_Task to complete_: In the lines below, output everything from the first line through the line containing "(0,0) rectangle (1406,773);" exactly as it is. Pictures are not part of the output.
+===+
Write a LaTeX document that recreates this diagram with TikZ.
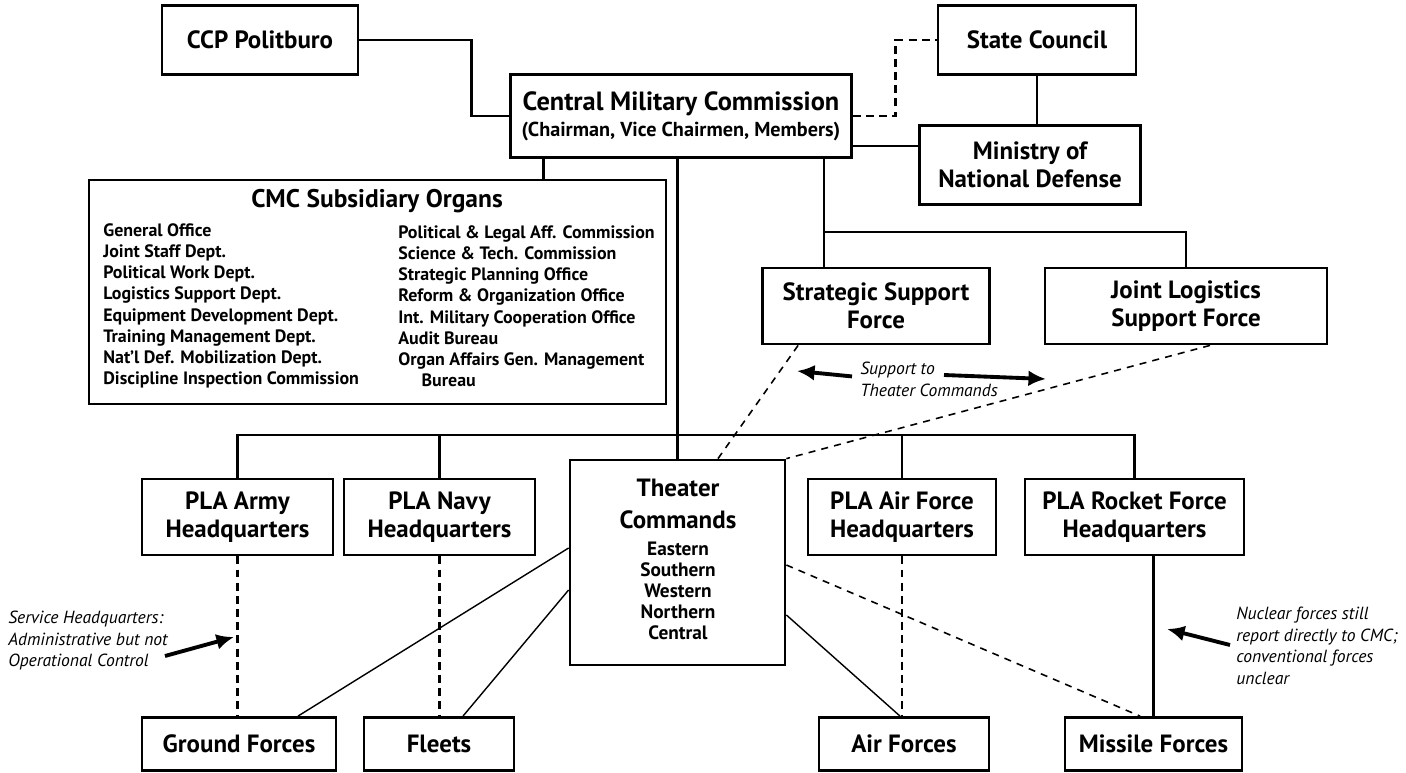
\documentclass[tikz,border=0pt]{standalone}
\usepackage{fontspec}
\setmainfont{PT Sans}
\usetikzlibrary{arrows.meta,positioning,calc}

\tikzset{
  unit/.style={draw, line width=1.6pt, align=center, inner sep=2pt,
    font=\fontsize{14.2}{15.9}\selectfont\bfseries},
  link/.style={line width=1.4pt},
  dashlink/.style={line width=1.6pt, dash pattern=on 4.5pt off 3pt},
  thinlink/.style={line width=0.8pt},
  thindash/.style={line width=0.9pt, dash pattern=on 4pt off 3.5pt},
  note/.style={font=\fontsize{10}{12.2}\selectfont\itshape, align=left, inner sep=0pt},
  orglist/.style={font=\fontsize{10.2}{12.1}\selectfont\bfseries, align=left, inner sep=0pt},
  callout/.style={line width=2.2pt, -{Latex[length=10pt,width=9pt]}},
}

\begin{document}
\begin{tikzpicture}[x=0.02cm, y=-0.02cm]
\useasboundingbox (0,0) rectangle (1406,773);

% Top level
\node[unit, minimum width=3.92cm, minimum height=1.38cm] (polit) at (260,40) {CCP Politburo};
\node[unit, minimum width=3.96cm, minimum height=1.38cm] (state) at (1037,40) {State Council};
\node[unit, minimum width=6.82cm, minimum height=1.66cm] (cmc) at (681,116)
  {\fontsize{15}{15.9}\selectfont Central Military Commission\\[-1.3pt]{\fontsize{11.5}{13}\selectfont (Chairman, Vice Chairmen, Members)}};
\node[unit, minimum width=4.42cm, minimum height=1.58cm] (mnd) at (1030,165) {Ministry of\\National Defense};

% CMC subsidiary organs
\node[unit, minimum width=11.54cm, minimum height=4.48cm] (organs) at (377.5,292) {};
\node[font=\fontsize{14.5}{17}\selectfont\bfseries, inner sep=0pt] (orgtitle) at (377,201) {CMC Subsidiary Organs};
\node[orglist, anchor=north west] (orgleft) at (103,223) {General Office\\Joint Staff Dept.\\Political Work Dept.\\Logistics Support Dept.\\Equipment Development Dept.\\Training Management Dept.\\Nat'l Def. Mobilization Dept.\\Discipline Inspection Commission};
\node[orglist, anchor=north west] (orgright) at (398,225) {Political \& Legal Aff. Commission\\Science \& Tech. Commission\\Strategic Planning Office\\Reform \& Organization Office\\Int. Military Cooperation Office\\Audit Bureau\\Organ Affairs Gen. Management\\\hspace*{1.3em}Bureau};

% Support forces
\node[unit, minimum width=4.54cm, minimum height=1.52cm] (ssf) at (876,306) {Strategic Support\\Force};
\node[unit, minimum width=5.64cm, minimum height=1.52cm] (jlsf) at (1186,306) {Joint Logistics\\Support Force};

% Services and theaters
\node[unit, minimum width=3.82cm, minimum height=1.52cm] (army) at (237.5,517) {PLA Army\\Headquarters};
\node[unit, minimum width=3.82cm, minimum height=1.52cm] (navy) at (439.5,517) {PLA Navy\\Headquarters};
\node[unit, minimum width=4.3cm, minimum height=4.1cm] (theater) at (677.5,562.5) {};
\node[font=\fontsize{14.2}{18}\selectfont\bfseries, align=center, inner sep=0pt] (thname) at (678,504) {Theater\\Commands};
\node[font=\fontsize{11}{12}\selectfont\bfseries, align=center, inner sep=0pt] (thlist) at (678,591) {Eastern\\Southern\\Western\\Northern\\Central};
\node[unit, minimum width=3.76cm, minimum height=1.52cm] (airhq) at (902,517) {PLA Air Force\\Headquarters};
\node[unit, minimum width=4.38cm, minimum height=1.52cm] (rocket) at (1134.5,517) {PLA Rocket Force\\Headquarters};

% Forces
\node[unit, minimum width=3.88cm, minimum height=1.06cm] (ground) at (239,744) {Ground Forces};
\node[unit, minimum width=3.0cm, minimum height=1.06cm] (fleets) at (439,744) {Fleets};
\node[unit, minimum width=3.4cm, minimum height=1.06cm] (airf) at (904,744) {Air Forces};
\node[unit, minimum width=3.54cm, minimum height=1.06cm] (missile) at (1153.5,744) {Missile Forces};

% CMC links
\draw[link] (polit.east) -- ++(112,0) |- (cmc.west);
\draw[dashlink] (cmc.east) -- ++(43,0) |- (state.west);
\coordinate (cmcR) at ([yshift=-0.6cm]cmc.east);
\draw[link] (cmcR) -- (cmcR -| mnd.west);
\draw[link] (state.south) -- (state.south |- mnd.north);
\draw[link] ([xshift=0.69cm]cmc.south west) coordinate (orgtop) -- (orgtop |- organs.north);
\draw[link] (theater.north |- cmc.south) -- (theater.north);
\coordinate (ssftop) at ([xshift=1.26cm]ssf.north west);
\coordinate (fork) at (ssftop |- 0,232);
\draw[link] (ssftop |- cmc.south) -- (ssftop);
\draw[link] (fork) -| (jlsf.north);

% Service bus
\coordinate (bus) at (0,435);
\draw[link] (army.north) |- (rocket.north |- bus) -- (rocket.north);
\draw[link] (navy.north) -- (navy.north |- bus);
\draw[link] (airhq.north) -- (airhq.north |- bus);

% Administrative control
\draw[dashlink] (army.south) -- (army.south |- ground.north);
\draw[dashlink] (navy.south) -- (navy.south |- fleets.north);
\draw[dashlink] (airhq.south) -- (airhq.south |- airf.north);
\draw[link] (missile.north |- rocket.south) -- (missile.north);

% Operational control
\draw[thinlink] ([yshift=0.29cm]theater.west) -- ([xshift=1.18cm]ground.north);
\draw[thinlink] ([yshift=-0.55cm]theater.west) -- ([xshift=0.48cm]fleets.north);
\draw[thinlink] ([yshift=-1.05cm]theater.east) -- ([xshift=-0.08cm]airf.north);
\draw[thindash] ([yshift=-0.05cm]theater.east) -- ([xshift=-0.27cm]missile.north);
\draw[thindash] ([xshift=0.74cm]ssf.south west) -- ([xshift=0.81cm]theater.north);
\draw[thindash] ([xshift=0.48cm]jlsf.south) -- (theater.north east);

% Notes
\node[note, anchor=north west] (sup) at (860,362) {Support to\\Theater Commands};
\node[note, anchor=north west] (svc) at (8,611) {Service Headquarters:\\Administrative but not\\Operational Control};
\node[note, anchor=north west] (nuc) at (1236,607) {Nuclear forces still\\report directly to CMC;\\conventional forces\\unclear};
\coordinate (supL) at (797,371);
\coordinate (supR) at (1046,379);
\coordinate (svcH) at (234,637);
\coordinate (nucH) at (1167,629);
\draw[callout] ([xshift=-0.16cm,yshift=0.06cm]sup.west) -- (supL);
\draw[callout] (944,375) -- (supR);
\draw[callout] (165,656) -- (svcH);
\draw[callout] (1230,645) -- (nucH);

\end{tikzpicture}
\end{document}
+===+
_Exercise output_:
Write a LaTeX document that recreates this diagram with TikZ.
\documentclass[tikz,border=0pt]{standalone}
\usepackage{fontspec}
\setmainfont{PT Sans}
\usetikzlibrary{arrows.meta,positioning,calc}

\tikzset{
  unit/.style={draw, line width=1.6pt, align=center, inner sep=2pt,
    font=\fontsize{14.2}{15.9}\selectfont\bfseries},
  link/.style={line width=1.4pt},
  dashlink/.style={line width=1.6pt, dash pattern=on 4.5pt off 3pt},
  thinlink/.style={line width=0.8pt},
  thindash/.style={line width=0.9pt, dash pattern=on 4pt off 3.5pt},
  note/.style={font=\fontsize{10}{12.2}\selectfont\itshape, align=left, inner sep=0pt},
  orglist/.style={font=\fontsize{10.2}{12.1}\selectfont\bfseries, align=left, inner sep=0pt},
  callout/.style={line width=2.2pt, -{Latex[length=10pt,width=9pt]}},
}

\begin{document}
\begin{tikzpicture}[x=0.02cm, y=-0.02cm]
\useasboundingbox (0,0) rectangle (1406,773);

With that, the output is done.